Question 6.7: Collision at an Intersection Goal Analyze a two-dimensional ...
Collision at an Intersection Goal Analyze a two-dimensional inelastic collision.
Problem A car with mass 1.50 × 10³ kg traveling east at a speed of 25.0 m/s collides at an intersection with a 2.50 × 10³-kg van traveling north at a speed of 20.0 m/s, as shown in Figure 6.14. Find the magnitude and direction of the velocity of the wreckage after the collision, assuming that the vehicles undergo a perfectly inelastic collision (that is, they stick together) and assuming that friction between the vehicles and the road can be neglected.
Strategy Use conservation of momentum in two dimensions. (Kinetic energy is not conserved.) Choose coordinates as in Figure 6.14. Before the collision, the only object having momentum in the x-direction is the car, while the van carries all the momentum in the y-direction. After the totally inelastic collision, both vehicles move together at some common speed v_{f} \text { and angle } \theta . Solve for these two unknowns, using the two components of the conservation of momentum equation.

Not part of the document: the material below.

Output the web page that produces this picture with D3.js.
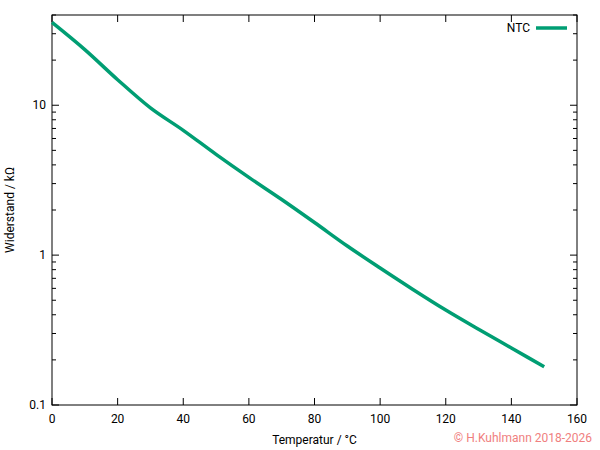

Find the x-components of the initial and final total momenta:
\begin{aligned}\Sigma p_{x i} &=m_{ car } v_{ car }=\left(1.50 \times 10^{3} kg \right)(25.0 m / s ) \\&=3.75 \times 10^{4} kg \cdot m / s\end{aligned}
Set the initial x-momentum equal to the final x-momentum:
\begin{aligned}&\Sigma p_{x f}=\left(m_{c a r}+m_{ van }\right) v_{f} \cos \theta=\left(4.00 \times 10^{3} kg \right) v_{f} \cos \theta \\&3.75 \times 10^{4} kg \cdot m / s =\left(4.00 \times 10^{3} kg \right) v_{f} \cos \theta (1)\end{aligned}
Find the y-components of the initial and final total momenta:
\begin{aligned}\Sigma p_{i y} &=m_{\operatorname{van}} v_{\operatorname{van}}=\left(2.50 \times 10^{3} kg \right)(20.0 m / s ) \\&=5.00 \times 10^{4} kg \cdot m / s\end{aligned}
Set the initial y-momentum equal to the final y-momentum:
\begin{aligned}&\Sigma p_{f y}=\left(m_{ car }+m_{ van }\right) v_{f} \sin \theta=\left(4.00 \times 10^{3} kg \right) v_{f} \sin \theta \\&5.00 \times 10^{4} kg \cdot m / s =\left(4.00 \times 10^{3} kg \right) v_{f} \sin \theta (2)\end{aligned}
Divide Equation (2) by Equation (1) and solve for θ:
\begin{aligned}\tan \theta &=\frac{5.00 \times 10^{4} kg \cdot m / s }{3.75 \times 10^{4} kg \cdot m }=1.33 \\\theta &=53.1^{\circ}\end{aligned}
Substitute this angle back into Equation (2) to find v_{f} :
v_{f}=\frac{5.00 \times 10^{4} kg \cdot m / s }{\left(4.00 \times 10^{3} kg \right) \sin 53.1^{\circ}}=15.6 m / s
Remark It’s also possible to first find the x- andy-components v_{f x} \text { and } v_{f y} of the resultant velocity. The magnitude and direction of the resultant velocity can then be found with the Pythagorean theorem, v_{f}=\sqrt{v_{f x}^{2}+v_{f y}^{2}} , and the inverse tangent function \theta=\tan ^{-1}\left(v_{f y} / v_{f x}\right) . Setting up this alternate approach is a simple matter of substituting v_{f x}=v_{f} \cos \theta \text { and } v_{f y}=v_{f} \sin \theta in Equations (1) and (2).